Dispute autour des statines : la voie du milieu en Suisse
Par Beate Kittl, ats
BERNE - La controverse autour des statines, ces médicaments abaissant le taux de cholestérol, bat son plein: de nouvelles directives américaines recommandent d'augmenter encore leur prescription, alors que le Swiss Medical Board prône une réduction. La Société suisse d’athérosclérose privilégie la voie du milieu.
Les statines sont les médicaments les plus prescrits au monde. En abaissant la cholestérolémie, ils permettent de prévenir les maladies cardio-vasculaires. Leur utilité est avérée chez les patients ayant déjà eu une pathologie cardiaque ou une attaque cérébrale.
En revanche, leur usage préventif chez des personnes asymptomatiques mais jugées à risque est controversé. C'est par exemple le cas des fumeurs, des hommes, des diabétiques, des personnes âgées et de celles ayant une pression artérielle élevée.
De nouvelles directives de la société et de l'académie américaines de cardiologie recommandent de traiter ces personnes immédiatement avec des statines en fonction de l'estimation du risque et indépendamment de leur taux de cholestérol. Selon une étude récente, pas moins de 13 millions d'Américains supplémentaires entreraient en ligne de compte, d'après ces critères.
En Suisse, la tendance est l'exact opposé. En avril, le Swiss Medical Board (SMB) a recommandé de placer le seuil de prescription suisse et européen utilisé jusqu'ici deux fois plus haut qu'actuellement. Le SMB est un organe consultatif de la Fédération des médecins suisses (FMH) et de la Conférence des directeurs cantonaux de la santé.
Presque tous ou presque personne
Chez les spécialistes suisses de cardiologie, ces deux positions suscitent l'incompréhension. "D'après les directives américaines, tous les hommes et les deux tiers des femmes de plus de 55 ans devraient être traités avec des statines en Europe centrale, alors que d'après celles du SMB, aucune femme et aucun homme non fumeur de moins de 65 ans sans antécédent d'infarctus n'en recevraient", explique Arnold von Eckardstein, de l'Hôpital universitaire de Zurich, interrogé par l'ats.
Egalement président du Groupe de travail lipides et athérosclérose (GSLA) de la Société suisse de cardiologie, qui constitue la Société suisse d’athérosclérose, le Pr von Eckardstein juge que les deux positions ne répondent pas à une prévention ciblée.
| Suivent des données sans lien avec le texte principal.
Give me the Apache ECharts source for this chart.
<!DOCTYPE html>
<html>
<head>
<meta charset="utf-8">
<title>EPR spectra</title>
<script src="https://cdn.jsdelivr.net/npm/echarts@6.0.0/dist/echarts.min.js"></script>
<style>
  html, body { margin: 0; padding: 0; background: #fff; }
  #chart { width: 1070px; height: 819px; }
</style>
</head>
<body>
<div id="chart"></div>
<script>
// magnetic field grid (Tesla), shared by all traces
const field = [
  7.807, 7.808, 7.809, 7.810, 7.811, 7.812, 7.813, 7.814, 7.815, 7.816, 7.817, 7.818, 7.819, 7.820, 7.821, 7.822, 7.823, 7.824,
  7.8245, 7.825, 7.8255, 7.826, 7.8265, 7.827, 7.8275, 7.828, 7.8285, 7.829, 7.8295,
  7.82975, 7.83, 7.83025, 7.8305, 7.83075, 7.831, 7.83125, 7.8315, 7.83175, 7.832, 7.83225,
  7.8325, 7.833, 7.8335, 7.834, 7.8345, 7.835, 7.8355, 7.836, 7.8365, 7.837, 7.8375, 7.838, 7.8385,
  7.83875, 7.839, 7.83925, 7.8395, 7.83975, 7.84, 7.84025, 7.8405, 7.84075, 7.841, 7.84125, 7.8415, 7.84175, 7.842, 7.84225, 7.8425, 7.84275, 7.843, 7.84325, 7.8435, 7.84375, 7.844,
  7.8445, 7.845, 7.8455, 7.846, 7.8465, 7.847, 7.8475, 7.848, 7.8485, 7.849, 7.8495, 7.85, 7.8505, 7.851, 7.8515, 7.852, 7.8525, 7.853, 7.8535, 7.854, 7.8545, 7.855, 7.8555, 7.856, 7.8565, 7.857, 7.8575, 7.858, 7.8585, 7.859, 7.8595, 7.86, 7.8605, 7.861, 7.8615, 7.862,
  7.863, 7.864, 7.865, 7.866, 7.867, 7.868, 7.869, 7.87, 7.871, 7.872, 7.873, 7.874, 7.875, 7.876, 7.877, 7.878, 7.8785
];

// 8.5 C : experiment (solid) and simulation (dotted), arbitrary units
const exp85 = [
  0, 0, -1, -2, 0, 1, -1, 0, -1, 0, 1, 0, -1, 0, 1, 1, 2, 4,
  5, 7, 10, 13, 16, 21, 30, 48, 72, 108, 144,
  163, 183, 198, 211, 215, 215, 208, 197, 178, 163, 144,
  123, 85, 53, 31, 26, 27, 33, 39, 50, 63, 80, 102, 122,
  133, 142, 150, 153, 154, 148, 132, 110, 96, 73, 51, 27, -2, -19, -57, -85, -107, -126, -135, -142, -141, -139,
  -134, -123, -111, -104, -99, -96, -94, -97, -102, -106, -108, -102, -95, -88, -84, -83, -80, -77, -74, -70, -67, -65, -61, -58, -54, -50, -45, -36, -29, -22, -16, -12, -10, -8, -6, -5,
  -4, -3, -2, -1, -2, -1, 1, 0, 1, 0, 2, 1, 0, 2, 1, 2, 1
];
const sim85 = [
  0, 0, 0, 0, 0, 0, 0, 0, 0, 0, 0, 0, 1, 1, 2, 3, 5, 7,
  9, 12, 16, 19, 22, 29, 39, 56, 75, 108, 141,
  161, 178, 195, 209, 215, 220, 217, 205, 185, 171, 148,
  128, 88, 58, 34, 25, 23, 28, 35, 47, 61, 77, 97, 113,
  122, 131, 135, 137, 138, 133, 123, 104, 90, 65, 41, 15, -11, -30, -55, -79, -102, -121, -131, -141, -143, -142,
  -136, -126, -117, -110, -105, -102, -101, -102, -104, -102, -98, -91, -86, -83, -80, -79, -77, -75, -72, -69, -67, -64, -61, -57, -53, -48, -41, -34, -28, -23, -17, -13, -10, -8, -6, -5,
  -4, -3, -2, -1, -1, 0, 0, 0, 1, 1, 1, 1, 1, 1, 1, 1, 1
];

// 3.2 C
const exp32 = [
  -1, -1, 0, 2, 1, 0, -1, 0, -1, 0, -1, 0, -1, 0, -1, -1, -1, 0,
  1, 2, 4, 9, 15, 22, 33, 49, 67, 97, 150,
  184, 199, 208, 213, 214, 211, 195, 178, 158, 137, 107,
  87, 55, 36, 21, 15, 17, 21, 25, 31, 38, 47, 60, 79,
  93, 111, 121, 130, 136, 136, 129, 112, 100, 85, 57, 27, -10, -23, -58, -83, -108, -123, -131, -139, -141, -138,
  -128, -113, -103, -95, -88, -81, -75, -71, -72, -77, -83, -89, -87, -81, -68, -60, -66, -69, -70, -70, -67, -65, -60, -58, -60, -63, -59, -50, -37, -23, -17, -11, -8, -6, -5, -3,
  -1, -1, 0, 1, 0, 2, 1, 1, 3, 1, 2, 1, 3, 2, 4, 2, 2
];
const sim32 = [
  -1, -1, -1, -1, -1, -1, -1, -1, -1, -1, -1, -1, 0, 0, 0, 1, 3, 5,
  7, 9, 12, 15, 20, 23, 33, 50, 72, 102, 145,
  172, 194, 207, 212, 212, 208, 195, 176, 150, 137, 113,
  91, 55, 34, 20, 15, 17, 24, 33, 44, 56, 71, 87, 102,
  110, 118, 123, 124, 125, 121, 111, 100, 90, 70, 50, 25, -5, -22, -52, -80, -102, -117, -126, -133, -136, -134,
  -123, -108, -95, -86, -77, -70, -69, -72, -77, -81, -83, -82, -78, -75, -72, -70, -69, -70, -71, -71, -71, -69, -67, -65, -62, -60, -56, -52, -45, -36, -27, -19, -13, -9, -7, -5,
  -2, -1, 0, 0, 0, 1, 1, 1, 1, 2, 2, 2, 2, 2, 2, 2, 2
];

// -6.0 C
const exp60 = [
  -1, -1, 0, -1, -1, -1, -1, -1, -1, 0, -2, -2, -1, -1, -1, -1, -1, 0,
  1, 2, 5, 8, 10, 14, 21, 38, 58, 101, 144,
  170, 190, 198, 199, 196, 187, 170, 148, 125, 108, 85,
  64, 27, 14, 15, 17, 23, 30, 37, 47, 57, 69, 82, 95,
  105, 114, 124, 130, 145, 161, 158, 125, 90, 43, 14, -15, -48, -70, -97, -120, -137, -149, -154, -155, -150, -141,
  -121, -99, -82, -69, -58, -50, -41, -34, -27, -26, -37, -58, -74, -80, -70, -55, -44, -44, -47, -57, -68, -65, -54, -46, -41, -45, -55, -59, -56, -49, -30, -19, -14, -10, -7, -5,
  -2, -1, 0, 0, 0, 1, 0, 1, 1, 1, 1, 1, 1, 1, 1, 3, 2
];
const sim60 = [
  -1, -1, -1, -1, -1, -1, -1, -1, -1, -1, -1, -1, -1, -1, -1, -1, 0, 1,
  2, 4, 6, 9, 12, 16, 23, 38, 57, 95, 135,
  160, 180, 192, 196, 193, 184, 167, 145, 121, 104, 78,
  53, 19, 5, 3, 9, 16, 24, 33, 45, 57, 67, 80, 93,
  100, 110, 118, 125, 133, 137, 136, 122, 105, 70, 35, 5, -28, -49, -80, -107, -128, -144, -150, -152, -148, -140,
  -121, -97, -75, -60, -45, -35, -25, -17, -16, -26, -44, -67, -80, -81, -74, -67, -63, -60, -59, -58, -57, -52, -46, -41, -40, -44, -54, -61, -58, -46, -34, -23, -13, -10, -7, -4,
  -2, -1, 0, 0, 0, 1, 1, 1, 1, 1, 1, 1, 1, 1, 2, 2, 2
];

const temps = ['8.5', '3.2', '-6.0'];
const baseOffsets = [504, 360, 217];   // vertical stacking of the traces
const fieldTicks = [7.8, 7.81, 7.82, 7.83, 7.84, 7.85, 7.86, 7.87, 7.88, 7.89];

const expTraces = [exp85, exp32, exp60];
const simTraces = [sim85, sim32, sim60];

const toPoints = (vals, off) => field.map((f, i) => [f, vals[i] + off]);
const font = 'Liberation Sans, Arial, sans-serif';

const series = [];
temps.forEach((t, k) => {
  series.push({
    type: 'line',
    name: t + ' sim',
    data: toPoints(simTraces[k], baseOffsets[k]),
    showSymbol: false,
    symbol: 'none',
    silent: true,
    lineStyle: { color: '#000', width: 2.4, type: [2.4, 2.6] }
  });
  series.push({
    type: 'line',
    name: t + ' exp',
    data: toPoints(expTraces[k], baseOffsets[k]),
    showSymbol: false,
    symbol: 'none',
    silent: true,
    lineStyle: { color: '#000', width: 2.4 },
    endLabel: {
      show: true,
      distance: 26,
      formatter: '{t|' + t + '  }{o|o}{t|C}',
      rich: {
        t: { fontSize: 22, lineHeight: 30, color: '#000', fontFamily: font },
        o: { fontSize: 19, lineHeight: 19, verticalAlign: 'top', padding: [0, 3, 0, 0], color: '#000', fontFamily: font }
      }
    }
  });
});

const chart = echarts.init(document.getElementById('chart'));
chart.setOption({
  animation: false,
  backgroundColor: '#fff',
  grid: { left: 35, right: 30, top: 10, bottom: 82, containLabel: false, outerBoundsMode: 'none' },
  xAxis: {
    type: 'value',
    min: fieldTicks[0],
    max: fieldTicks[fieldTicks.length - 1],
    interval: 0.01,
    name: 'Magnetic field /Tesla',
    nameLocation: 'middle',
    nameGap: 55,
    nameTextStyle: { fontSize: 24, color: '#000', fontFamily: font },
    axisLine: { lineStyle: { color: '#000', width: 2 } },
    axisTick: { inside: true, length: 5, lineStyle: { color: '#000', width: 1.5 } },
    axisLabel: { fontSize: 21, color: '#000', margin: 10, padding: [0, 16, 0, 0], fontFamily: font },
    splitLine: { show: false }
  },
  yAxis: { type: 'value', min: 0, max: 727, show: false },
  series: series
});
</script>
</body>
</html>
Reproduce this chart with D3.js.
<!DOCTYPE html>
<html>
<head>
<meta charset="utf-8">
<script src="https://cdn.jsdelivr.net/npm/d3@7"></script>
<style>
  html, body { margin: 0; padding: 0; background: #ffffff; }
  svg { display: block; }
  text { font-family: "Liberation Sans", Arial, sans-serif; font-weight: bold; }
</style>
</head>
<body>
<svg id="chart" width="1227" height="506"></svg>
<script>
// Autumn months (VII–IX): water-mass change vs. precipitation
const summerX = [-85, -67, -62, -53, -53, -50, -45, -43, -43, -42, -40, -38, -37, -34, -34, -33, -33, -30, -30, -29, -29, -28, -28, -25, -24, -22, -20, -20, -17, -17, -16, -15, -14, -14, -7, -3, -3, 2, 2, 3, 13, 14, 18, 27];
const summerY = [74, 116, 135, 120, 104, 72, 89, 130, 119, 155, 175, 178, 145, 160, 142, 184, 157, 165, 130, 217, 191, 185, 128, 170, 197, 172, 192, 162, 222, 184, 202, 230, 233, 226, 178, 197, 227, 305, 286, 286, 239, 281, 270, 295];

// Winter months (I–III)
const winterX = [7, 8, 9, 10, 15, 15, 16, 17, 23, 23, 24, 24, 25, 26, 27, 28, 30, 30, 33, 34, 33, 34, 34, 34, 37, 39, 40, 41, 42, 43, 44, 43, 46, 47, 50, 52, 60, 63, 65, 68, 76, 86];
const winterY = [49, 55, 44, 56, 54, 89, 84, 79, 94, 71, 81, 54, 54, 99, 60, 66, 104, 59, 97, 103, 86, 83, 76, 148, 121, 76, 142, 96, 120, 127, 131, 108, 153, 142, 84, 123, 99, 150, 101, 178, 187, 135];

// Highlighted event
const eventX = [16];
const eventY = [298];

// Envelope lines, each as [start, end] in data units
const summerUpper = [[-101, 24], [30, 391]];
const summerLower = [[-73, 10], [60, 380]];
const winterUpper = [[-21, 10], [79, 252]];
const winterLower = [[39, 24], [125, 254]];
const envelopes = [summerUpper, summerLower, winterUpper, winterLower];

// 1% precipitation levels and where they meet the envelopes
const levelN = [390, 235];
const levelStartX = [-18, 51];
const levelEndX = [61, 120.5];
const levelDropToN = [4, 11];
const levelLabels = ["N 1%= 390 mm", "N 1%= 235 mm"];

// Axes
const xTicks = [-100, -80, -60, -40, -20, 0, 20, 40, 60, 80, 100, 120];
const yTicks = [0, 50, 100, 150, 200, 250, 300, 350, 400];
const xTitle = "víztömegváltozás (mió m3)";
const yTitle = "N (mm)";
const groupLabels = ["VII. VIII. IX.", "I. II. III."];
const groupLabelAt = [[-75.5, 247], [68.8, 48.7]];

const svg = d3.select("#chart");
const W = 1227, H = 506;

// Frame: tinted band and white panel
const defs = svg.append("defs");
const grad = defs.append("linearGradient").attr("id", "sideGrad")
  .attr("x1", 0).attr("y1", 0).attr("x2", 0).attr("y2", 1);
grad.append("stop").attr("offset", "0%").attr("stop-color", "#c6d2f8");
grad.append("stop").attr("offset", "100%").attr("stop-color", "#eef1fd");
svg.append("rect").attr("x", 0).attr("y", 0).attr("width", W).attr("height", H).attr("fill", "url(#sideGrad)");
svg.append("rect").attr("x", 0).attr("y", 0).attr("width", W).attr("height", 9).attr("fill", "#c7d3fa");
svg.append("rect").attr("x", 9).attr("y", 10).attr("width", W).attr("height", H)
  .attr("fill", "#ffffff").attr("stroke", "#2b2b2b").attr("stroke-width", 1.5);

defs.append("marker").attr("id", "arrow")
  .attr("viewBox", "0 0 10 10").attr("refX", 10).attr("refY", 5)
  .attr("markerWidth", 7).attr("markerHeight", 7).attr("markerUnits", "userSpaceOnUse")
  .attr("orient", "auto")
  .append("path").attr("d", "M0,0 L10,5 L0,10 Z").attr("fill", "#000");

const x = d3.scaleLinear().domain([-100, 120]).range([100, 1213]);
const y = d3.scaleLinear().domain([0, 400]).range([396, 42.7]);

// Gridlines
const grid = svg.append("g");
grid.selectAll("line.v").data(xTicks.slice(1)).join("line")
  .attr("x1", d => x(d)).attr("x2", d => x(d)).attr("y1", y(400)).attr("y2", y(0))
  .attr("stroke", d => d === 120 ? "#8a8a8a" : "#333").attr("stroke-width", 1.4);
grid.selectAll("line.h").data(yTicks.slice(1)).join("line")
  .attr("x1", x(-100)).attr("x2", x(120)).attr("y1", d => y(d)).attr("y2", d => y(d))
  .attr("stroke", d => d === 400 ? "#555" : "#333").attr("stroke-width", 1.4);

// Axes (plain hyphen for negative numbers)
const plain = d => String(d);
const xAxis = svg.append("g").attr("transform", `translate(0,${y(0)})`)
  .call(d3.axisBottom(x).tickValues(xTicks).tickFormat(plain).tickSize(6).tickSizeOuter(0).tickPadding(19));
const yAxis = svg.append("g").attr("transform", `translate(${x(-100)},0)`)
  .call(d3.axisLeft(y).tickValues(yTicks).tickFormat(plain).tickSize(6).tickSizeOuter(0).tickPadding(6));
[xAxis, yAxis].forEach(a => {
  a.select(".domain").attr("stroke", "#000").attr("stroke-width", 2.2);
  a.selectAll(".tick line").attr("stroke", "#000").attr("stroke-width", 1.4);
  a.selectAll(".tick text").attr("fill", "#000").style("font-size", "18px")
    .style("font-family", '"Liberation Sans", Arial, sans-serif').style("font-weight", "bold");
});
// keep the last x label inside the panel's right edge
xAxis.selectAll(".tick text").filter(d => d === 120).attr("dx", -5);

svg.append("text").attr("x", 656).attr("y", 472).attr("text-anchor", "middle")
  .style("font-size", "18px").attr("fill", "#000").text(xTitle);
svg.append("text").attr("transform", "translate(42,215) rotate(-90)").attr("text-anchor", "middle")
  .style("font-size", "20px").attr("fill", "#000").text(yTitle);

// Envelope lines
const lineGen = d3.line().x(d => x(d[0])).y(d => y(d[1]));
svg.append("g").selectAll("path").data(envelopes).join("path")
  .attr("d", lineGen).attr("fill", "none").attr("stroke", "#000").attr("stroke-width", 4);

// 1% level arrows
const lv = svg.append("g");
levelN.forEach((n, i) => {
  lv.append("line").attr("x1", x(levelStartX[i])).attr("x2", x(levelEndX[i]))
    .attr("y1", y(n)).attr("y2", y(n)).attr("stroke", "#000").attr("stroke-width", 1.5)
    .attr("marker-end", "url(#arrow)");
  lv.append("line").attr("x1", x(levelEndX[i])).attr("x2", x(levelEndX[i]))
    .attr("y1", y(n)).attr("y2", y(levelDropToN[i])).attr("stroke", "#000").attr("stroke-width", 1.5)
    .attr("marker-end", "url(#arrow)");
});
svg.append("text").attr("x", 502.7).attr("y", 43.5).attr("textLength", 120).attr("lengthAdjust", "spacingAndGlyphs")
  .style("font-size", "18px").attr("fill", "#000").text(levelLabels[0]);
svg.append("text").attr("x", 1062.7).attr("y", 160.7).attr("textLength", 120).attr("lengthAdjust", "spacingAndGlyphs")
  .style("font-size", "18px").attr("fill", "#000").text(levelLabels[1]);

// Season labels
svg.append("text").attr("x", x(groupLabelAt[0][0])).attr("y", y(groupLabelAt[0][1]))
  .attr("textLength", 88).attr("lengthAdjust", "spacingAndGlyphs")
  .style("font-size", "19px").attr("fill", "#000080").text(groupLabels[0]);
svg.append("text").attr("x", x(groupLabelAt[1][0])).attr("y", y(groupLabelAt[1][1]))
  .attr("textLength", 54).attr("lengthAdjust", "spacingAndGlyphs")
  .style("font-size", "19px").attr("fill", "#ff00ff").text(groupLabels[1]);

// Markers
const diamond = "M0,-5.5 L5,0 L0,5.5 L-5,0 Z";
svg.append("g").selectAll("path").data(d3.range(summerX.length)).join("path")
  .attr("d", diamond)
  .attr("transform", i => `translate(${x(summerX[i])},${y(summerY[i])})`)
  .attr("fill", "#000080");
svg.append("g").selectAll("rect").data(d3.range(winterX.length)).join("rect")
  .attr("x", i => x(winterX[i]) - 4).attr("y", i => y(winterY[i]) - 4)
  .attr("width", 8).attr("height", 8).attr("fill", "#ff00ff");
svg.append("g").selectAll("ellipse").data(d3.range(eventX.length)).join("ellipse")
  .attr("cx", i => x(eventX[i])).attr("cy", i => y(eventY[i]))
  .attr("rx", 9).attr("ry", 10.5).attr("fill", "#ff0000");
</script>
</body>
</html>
La GSLA les rejette toutes les deux et explique mercredi dans le "Forum médical suisse" pourquoi il ne faut pas adopter en Suisse les directives américaines.
Traitement sans valeur-cible
Si, conformément à ces dernières, on renonce à des valeurs-cible de cholestérol LDL, on utilise les médicaments "sans regarder où conduit la thérapie", note le Pr von Eckardstein. La nouvelle méthode de calcul des risques augmenterait fortement le nombre de personnes traitées en Suisse, selon la GSLA.
Même considérées comme très sûres, les statines n'en ont pas moins des effets secondaires potentiels comme des dommages aux muscles ou au foie. La GSLA craint en outre qu'une prescription élargie n'incite les personnes concernées à renoncer à d'autres mesures comme arrêter de fumer, se nourrir plus sainement, faire de l'exercice ou perdre du poids.
A l'inverse, les recommandations du SMB tirent au-dessus de la cible, selon le Pr von Eckardstein. Elles auraient pour conséquence que de nombreuses personnes à risque élevé - pour cause de diabète ou de prédisposition familiale - ne seraient traitées qu'après avoir subi un infarctus.
Selon les tabelles de risque utilisées actuellement en Suisse, les statines ne sont plus administrées aux hommes de moins de 60 ans et aux femmes de moins de 65 ans, même s'ils présentent un ou plusieurs facteurs de risque. "Les recommandations de la GSLA, établies en Suisse depuis de nombreuses années, tentent de trouver une voie du milieu entre les deux extrêmes que sont la position américaine et celle du SMB", conclut le cardiologue.